╔══
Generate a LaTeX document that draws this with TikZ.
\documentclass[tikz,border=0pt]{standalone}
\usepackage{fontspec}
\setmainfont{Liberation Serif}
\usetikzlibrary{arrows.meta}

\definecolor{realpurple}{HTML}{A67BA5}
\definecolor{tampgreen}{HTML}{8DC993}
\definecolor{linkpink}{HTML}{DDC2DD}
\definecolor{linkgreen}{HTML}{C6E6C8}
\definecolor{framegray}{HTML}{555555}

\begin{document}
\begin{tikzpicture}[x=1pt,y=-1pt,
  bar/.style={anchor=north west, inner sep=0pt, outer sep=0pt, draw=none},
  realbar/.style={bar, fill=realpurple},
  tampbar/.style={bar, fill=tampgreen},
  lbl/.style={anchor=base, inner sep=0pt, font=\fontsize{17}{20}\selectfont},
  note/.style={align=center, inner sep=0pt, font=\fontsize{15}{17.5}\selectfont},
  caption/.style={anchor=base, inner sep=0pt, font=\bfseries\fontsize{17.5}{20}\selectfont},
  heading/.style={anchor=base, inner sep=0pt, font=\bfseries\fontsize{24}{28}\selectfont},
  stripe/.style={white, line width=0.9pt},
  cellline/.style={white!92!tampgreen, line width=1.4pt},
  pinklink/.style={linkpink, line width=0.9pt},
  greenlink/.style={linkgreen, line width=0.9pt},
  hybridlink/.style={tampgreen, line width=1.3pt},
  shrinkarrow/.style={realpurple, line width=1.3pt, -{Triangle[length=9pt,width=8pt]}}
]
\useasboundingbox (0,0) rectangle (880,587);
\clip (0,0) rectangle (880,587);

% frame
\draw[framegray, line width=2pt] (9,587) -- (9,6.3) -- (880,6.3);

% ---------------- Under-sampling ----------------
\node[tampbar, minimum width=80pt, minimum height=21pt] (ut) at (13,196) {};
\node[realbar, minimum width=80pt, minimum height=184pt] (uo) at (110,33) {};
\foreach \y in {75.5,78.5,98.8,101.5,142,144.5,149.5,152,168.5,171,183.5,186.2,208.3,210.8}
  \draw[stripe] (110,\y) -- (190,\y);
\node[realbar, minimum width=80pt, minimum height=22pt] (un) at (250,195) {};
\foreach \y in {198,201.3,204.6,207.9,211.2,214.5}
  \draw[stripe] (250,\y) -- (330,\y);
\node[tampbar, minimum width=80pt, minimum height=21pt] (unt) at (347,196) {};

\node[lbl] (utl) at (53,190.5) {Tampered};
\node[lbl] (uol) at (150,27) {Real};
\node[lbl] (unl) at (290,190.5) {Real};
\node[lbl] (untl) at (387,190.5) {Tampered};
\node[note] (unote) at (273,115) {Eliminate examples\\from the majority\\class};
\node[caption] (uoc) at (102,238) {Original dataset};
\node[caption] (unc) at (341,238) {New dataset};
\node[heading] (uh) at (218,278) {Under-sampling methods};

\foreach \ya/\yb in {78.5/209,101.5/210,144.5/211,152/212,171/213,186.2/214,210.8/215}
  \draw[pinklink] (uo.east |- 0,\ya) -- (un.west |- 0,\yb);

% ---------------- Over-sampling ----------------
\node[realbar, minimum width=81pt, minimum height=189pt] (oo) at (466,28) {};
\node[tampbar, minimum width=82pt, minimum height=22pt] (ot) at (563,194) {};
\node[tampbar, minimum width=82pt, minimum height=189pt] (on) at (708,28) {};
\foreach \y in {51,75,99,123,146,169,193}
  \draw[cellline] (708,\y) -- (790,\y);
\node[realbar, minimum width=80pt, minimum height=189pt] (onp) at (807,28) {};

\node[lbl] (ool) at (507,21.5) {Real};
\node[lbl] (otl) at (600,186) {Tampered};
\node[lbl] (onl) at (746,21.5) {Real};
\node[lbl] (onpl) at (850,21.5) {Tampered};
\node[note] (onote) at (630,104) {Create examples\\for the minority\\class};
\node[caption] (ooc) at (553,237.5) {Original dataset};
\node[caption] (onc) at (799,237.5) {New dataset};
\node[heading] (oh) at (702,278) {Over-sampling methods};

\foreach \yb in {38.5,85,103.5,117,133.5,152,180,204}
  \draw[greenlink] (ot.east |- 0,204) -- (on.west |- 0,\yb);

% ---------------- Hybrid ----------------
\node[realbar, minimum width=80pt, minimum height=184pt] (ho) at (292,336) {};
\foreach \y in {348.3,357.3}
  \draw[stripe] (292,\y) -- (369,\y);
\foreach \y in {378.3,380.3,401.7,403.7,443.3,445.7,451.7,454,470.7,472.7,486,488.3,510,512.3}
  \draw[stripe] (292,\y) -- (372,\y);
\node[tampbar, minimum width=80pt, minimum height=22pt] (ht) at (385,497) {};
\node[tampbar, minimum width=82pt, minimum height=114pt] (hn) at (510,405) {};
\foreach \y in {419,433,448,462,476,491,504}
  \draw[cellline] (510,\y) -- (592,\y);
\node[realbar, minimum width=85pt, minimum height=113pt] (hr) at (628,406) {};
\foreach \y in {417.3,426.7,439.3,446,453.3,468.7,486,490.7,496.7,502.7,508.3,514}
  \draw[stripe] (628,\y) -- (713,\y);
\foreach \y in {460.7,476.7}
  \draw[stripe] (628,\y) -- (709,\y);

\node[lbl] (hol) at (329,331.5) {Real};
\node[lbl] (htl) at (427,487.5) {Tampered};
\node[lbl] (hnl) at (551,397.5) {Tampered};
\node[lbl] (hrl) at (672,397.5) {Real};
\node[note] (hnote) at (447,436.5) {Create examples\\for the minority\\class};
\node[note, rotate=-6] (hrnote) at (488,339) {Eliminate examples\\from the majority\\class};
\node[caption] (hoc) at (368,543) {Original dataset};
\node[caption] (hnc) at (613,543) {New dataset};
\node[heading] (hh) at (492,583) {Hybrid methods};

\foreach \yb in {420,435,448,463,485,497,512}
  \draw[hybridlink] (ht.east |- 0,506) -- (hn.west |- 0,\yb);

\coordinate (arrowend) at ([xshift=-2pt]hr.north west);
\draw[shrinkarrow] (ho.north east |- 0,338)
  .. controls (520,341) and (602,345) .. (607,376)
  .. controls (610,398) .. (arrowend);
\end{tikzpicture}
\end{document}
╚══
_Description of the task_:
The listing above should be transcribed in full, exactly as written.

_Finished answer_:
Generate a LaTeX document that draws this with TikZ.
\documentclass[tikz,border=0pt]{standalone}
\usepackage{fontspec}
\setmainfont{Liberation Serif}
\usetikzlibrary{arrows.meta}

\definecolor{realpurple}{HTML}{A67BA5}
\definecolor{tampgreen}{HTML}{8DC993}
\definecolor{linkpink}{HTML}{DDC2DD}
\definecolor{linkgreen}{HTML}{C6E6C8}
\definecolor{framegray}{HTML}{555555}

\begin{document}
\begin{tikzpicture}[x=1pt,y=-1pt,
  bar/.style={anchor=north west, inner sep=0pt, outer sep=0pt, draw=none},
  realbar/.style={bar, fill=realpurple},
  tampbar/.style={bar, fill=tampgreen},
  lbl/.style={anchor=base, inner sep=0pt, font=\fontsize{17}{20}\selectfont},
  note/.style={align=center, inner sep=0pt, font=\fontsize{15}{17.5}\selectfont},
  caption/.style={anchor=base, inner sep=0pt, font=\bfseries\fontsize{17.5}{20}\selectfont},
  heading/.style={anchor=base, inner sep=0pt, font=\bfseries\fontsize{24}{28}\selectfont},
  stripe/.style={white, line width=0.9pt},
  cellline/.style={white!92!tampgreen, line width=1.4pt},
  pinklink/.style={linkpink, line width=0.9pt},
  greenlink/.style={linkgreen, line width=0.9pt},
  hybridlink/.style={tampgreen, line width=1.3pt},
  shrinkarrow/.style={realpurple, line width=1.3pt, -{Triangle[length=9pt,width=8pt]}}
]
\useasboundingbox (0,0) rectangle (880,587);
\clip (0,0) rectangle (880,587);

% frame
\draw[framegray, line width=2pt] (9,587) -- (9,6.3) -- (880,6.3);

% ---------------- Under-sampling ----------------
\node[tampbar, minimum width=80pt, minimum height=21pt] (ut) at (13,196) {};
\node[realbar, minimum width=80pt, minimum height=184pt] (uo) at (110,33) {};
\foreach \y in {75.5,78.5,98.8,101.5,142,144.5,149.5,152,168.5,171,183.5,186.2,208.3,210.8}
  \draw[stripe] (110,\y) -- (190,\y);
\node[realbar, minimum width=80pt, minimum height=22pt] (un) at (250,195) {};
\foreach \y in {198,201.3,204.6,207.9,211.2,214.5}
  \draw[stripe] (250,\y) -- (330,\y);
\node[tampbar, minimum width=80pt, minimum height=21pt] (unt) at (347,196) {};

\node[lbl] (utl) at (53,190.5) {Tampered};
\node[lbl] (uol) at (150,27) {Real};
\node[lbl] (unl) at (290,190.5) {Real};
\node[lbl] (untl) at (387,190.5) {Tampered};
\node[note] (unote) at (273,115) {Eliminate examples\\from the majority\\class};
\node[caption] (uoc) at (102,238) {Original dataset};
\node[caption] (unc) at (341,238) {New dataset};
\node[heading] (uh) at (218,278) {Under-sampling methods};

\foreach \ya/\yb in {78.5/209,101.5/210,144.5/211,152/212,171/213,186.2/214,210.8/215}
  \draw[pinklink] (uo.east |- 0,\ya) -- (un.west |- 0,\yb);

% ---------------- Over-sampling ----------------
\node[realbar, minimum width=81pt, minimum height=189pt] (oo) at (466,28) {};
\node[tampbar, minimum width=82pt, minimum height=22pt] (ot) at (563,194) {};
\node[tampbar, minimum width=82pt, minimum height=189pt] (on) at (708,28) {};
\foreach \y in {51,75,99,123,146,169,193}
  \draw[cellline] (708,\y) -- (790,\y);
\node[realbar, minimum width=80pt, minimum height=189pt] (onp) at (807,28) {};

\node[lbl] (ool) at (507,21.5) {Real};
\node[lbl] (otl) at (600,186) {Tampered};
\node[lbl] (onl) at (746,21.5) {Real};
\node[lbl] (onpl) at (850,21.5) {Tampered};
\node[note] (onote) at (630,104) {Create examples\\for the minority\\class};
\node[caption] (ooc) at (553,237.5) {Original dataset};
\node[caption] (onc) at (799,237.5) {New dataset};
\node[heading] (oh) at (702,278) {Over-sampling methods};

\foreach \yb in {38.5,85,103.5,117,133.5,152,180,204}
  \draw[greenlink] (ot.east |- 0,204) -- (on.west |- 0,\yb);

% ---------------- Hybrid ----------------
\node[realbar, minimum width=80pt, minimum height=184pt] (ho) at (292,336) {};
\foreach \y in {348.3,357.3}
  \draw[stripe] (292,\y) -- (369,\y);
\foreach \y in {378.3,380.3,401.7,403.7,443.3,445.7,451.7,454,470.7,472.7,486,488.3,510,512.3}
  \draw[stripe] (292,\y) -- (372,\y);
\node[tampbar, minimum width=80pt, minimum height=22pt] (ht) at (385,497) {};
\node[tampbar, minimum width=82pt, minimum height=114pt] (hn) at (510,405) {};
\foreach \y in {419,433,448,462,476,491,504}
  \draw[cellline] (510,\y) -- (592,\y);
\node[realbar, minimum width=85pt, minimum height=113pt] (hr) at (628,406) {};
\foreach \y in {417.3,426.7,439.3,446,453.3,468.7,486,490.7,496.7,502.7,508.3,514}
  \draw[stripe] (628,\y) -- (713,\y);
\foreach \y in {460.7,476.7}
  \draw[stripe] (628,\y) -- (709,\y);

\node[lbl] (hol) at (329,331.5) {Real};
\node[lbl] (htl) at (427,487.5) {Tampered};
\node[lbl] (hnl) at (551,397.5) {Tampered};
\node[lbl] (hrl) at (672,397.5) {Real};
\node[note] (hnote) at (447,436.5) {Create examples\\for the minority\\class};
\node[note, rotate=-6] (hrnote) at (488,339) {Eliminate examples\\from the majority\\class};
\node[caption] (hoc) at (368,543) {Original dataset};
\node[caption] (hnc) at (613,543) {New dataset};
\node[heading] (hh) at (492,583) {Hybrid methods};

\foreach \yb in {420,435,448,463,485,497,512}
  \draw[hybridlink] (ht.east |- 0,506) -- (hn.west |- 0,\yb);

\coordinate (arrowend) at ([xshift=-2pt]hr.north west);
\draw[shrinkarrow] (ho.north east |- 0,338)
  .. controls (520,341) and (602,345) .. (607,376)
  .. controls (610,398) .. (arrowend);
\end{tikzpicture}
\end{document}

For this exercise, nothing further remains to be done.